Они вбежали с таким испуганным видом и так долго не могли перевести дух, словно за ними гнались волки. Поскольку в моем повествовании об этих людях речь идет и дальше, мне хочется в самом начале сказать о каждом из них хотя бы несколько слов, чтоб они запомнились и чтоб, как говорится, не упускать их из поля зрения.
Председатель кооператива бай Гроздан невысокого роста, здоровяк, с красным мясистым лицом, круглыми добрыми глазами и блестящим, как начищенная медь, лысым теменем; из-за того, что он никогда не снимает своей барашковой шапки, уши у него сильно оттопырены. У бай Гроздана одна страсть — табачная рассада, одна слабость — мирить людей, которые ссорятся и ненавидят друг друга, и единственное удовольствие, которое он позволяет себе в свои шестьдесят лет, — пить натощак анисовку. Так как участие бай Гроздана в этой запутанной истории ограничено, я думаю, что и этих нескольких слов вполне достаточно, особенно если подчеркнуть самое главное, что человек он весьма душевный и приятный.

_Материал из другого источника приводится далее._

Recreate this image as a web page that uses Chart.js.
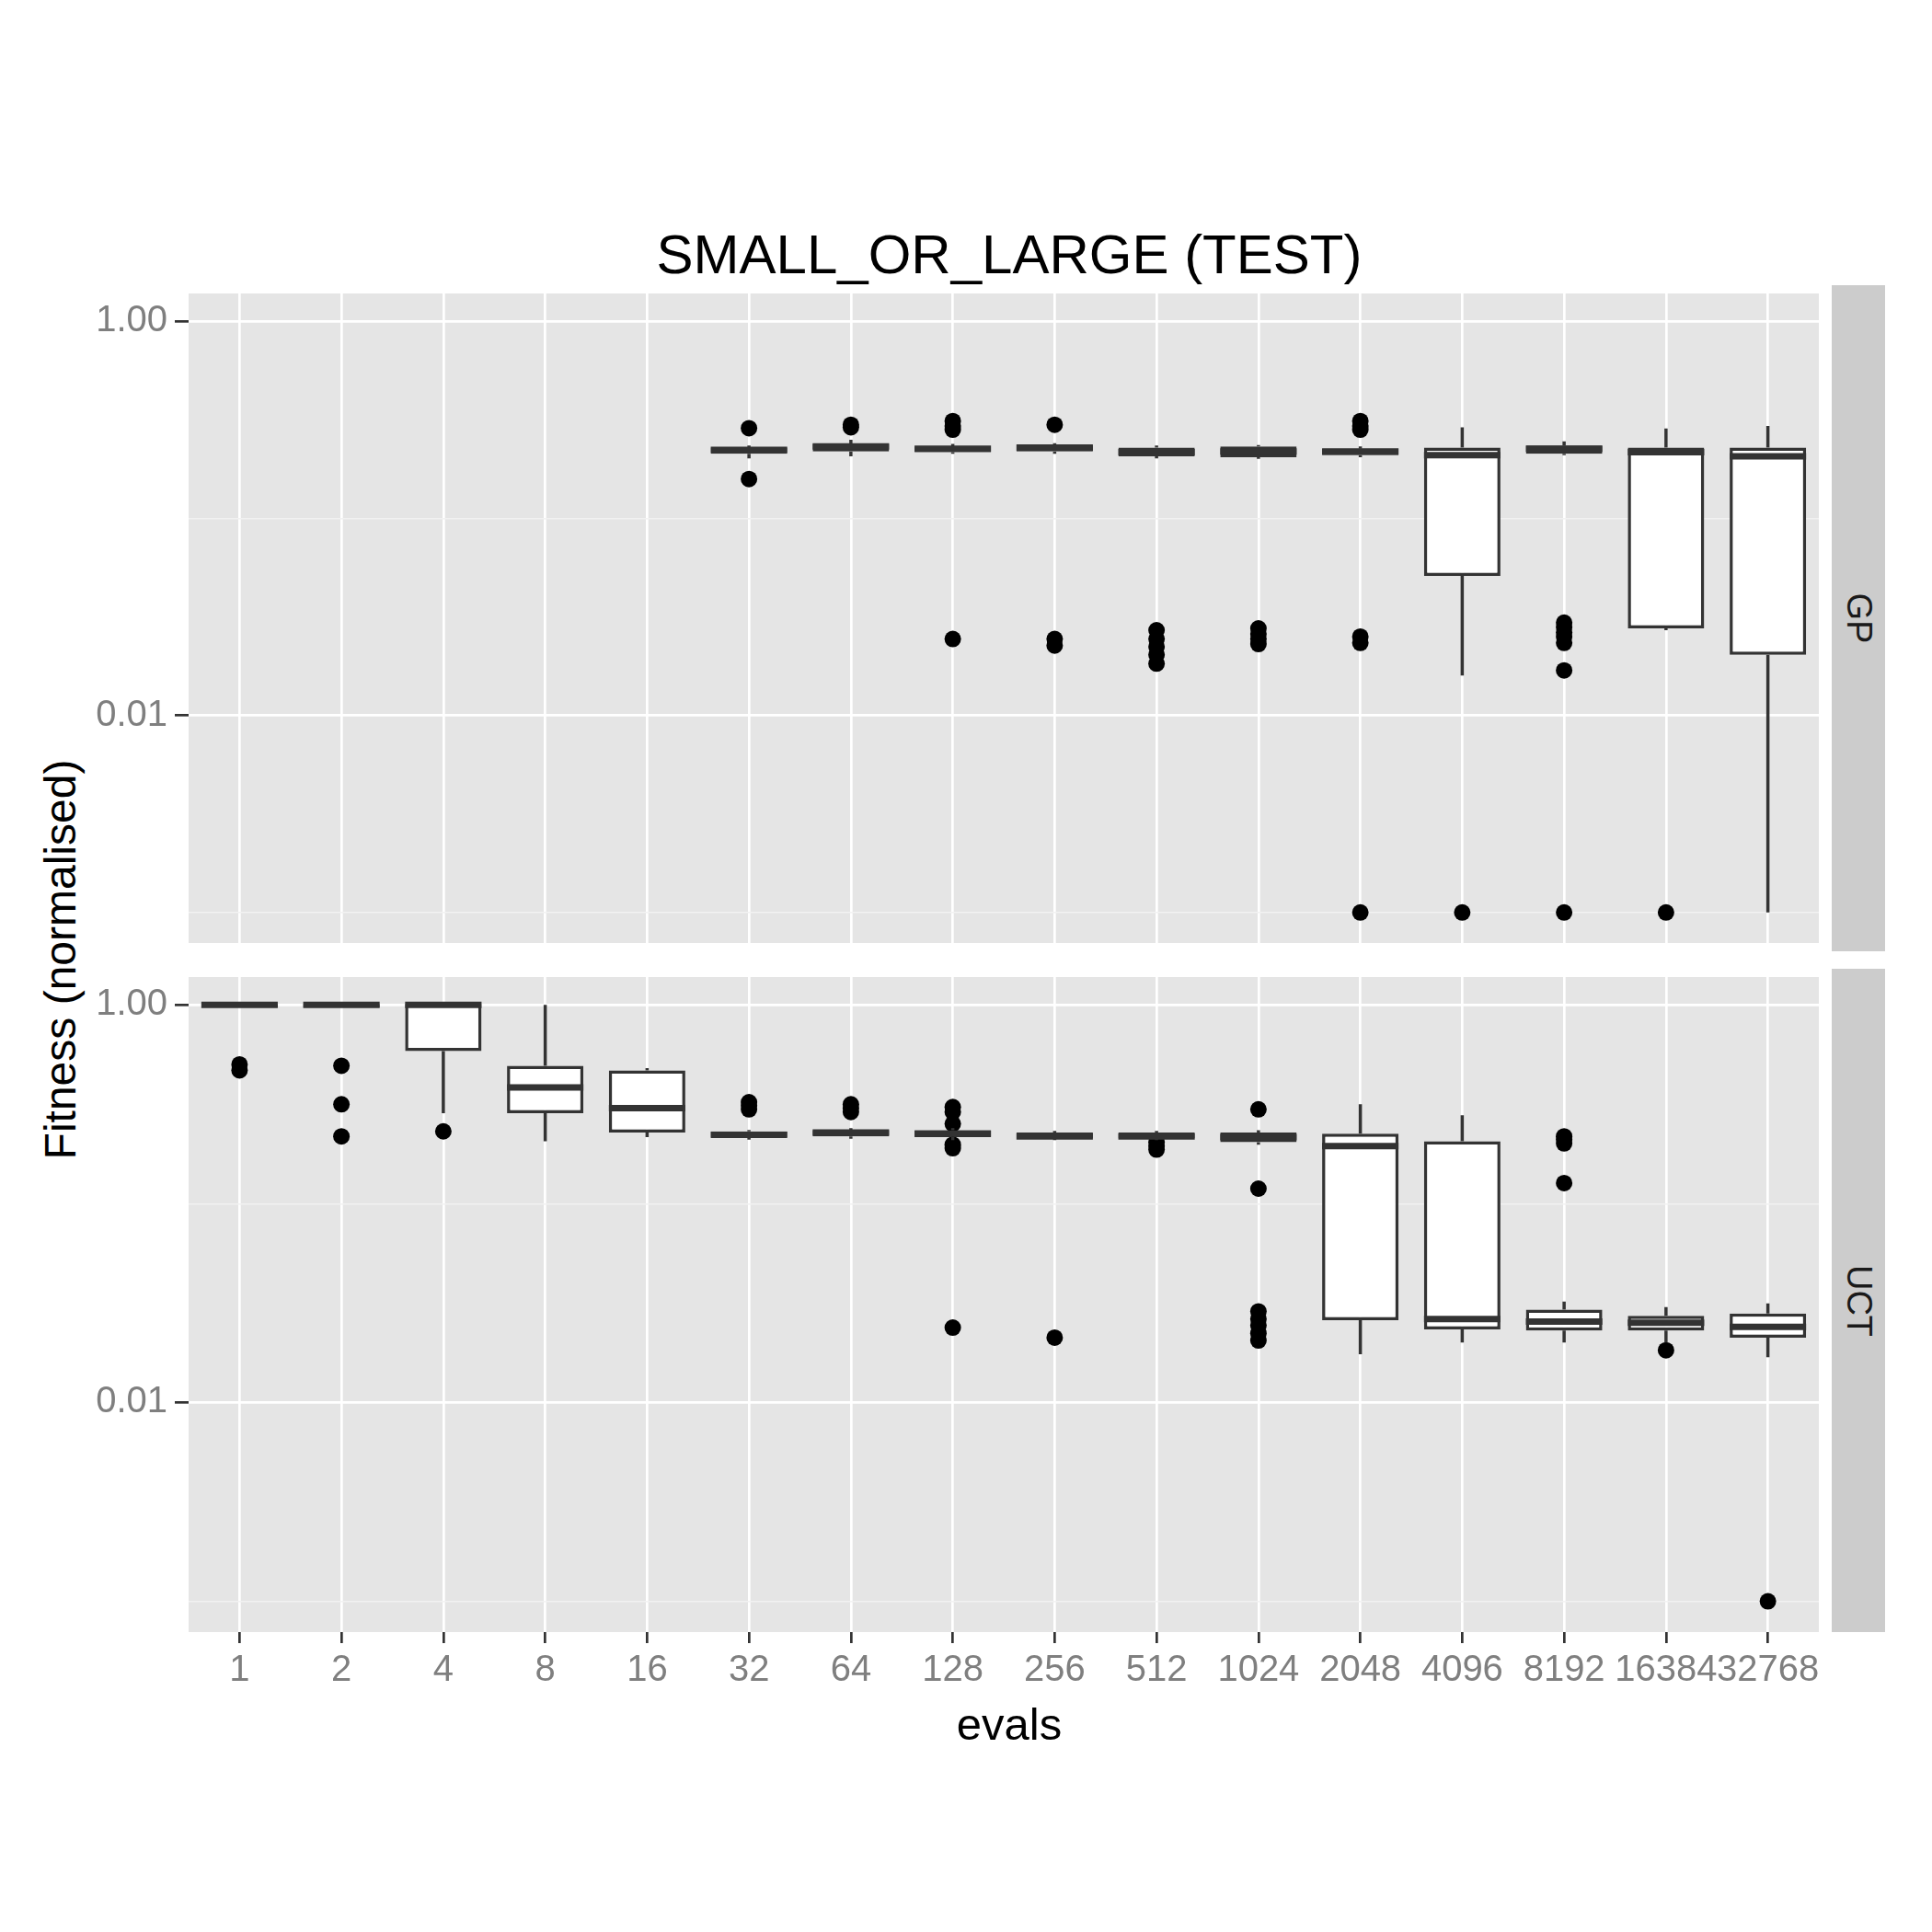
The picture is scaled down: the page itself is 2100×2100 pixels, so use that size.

Полгода назад в Момчилово приехала смешанная военно-геологическая группа. Возможно, у нее была какая-то секретная миссия на границе — кто ее знает, я к этому не проявлял никакого интереса, Да и сейчас не интересуюсь. Но, по-видимому, задача перед ней была поставлена ответственная, так как вместе со специалистами сюда прибыли и двое милицейских — Стоян и Георгий, чтобы охранять Илязов дом, где расположился штаб военно-геологической группы.
Штаб состоял из четырех человек. Ее начальник — майор-картограф Стефан Инджов, порядком облысевший холостяк лет пятидесяти, худой, сутулый, с костистым ястребиным носом и тонкими, синеватыми, едва заметными губами. Всегда подтянутый, выбритый, в начищенных до зеркального блеска сапогах, строгий, словно бы вечно чем-то недовольный, майор внушал жителям села большое уважение, и стоило ему заговорить с кем-нибудь из момчиловцев, как тот, особенно если он служил когда-то в солдатах, мигом вьпягивался в струнку, будто перед своим ротным командиром.
Смеялся майор Инджов редко, а когда улыбался, лицо его почему-то приобретало измученный вид, как у больного и крайне усталого человека. Пить он не пил, но курил много, и, если что-то не ладилось, две стеклянные пепельницы на его столе не вмещали окурков: пепел лежал и на чертежах, а в комнате, несмотря на распахнутое окно, воздух выглядел сизым от табачного дыма. Холодно-учтивый, сдержанно-любезный, язвительный, когда сердился, Инджов был очень замкнутым. Дружбы ни с кем не заводил, да и его общества как будто никто не искал.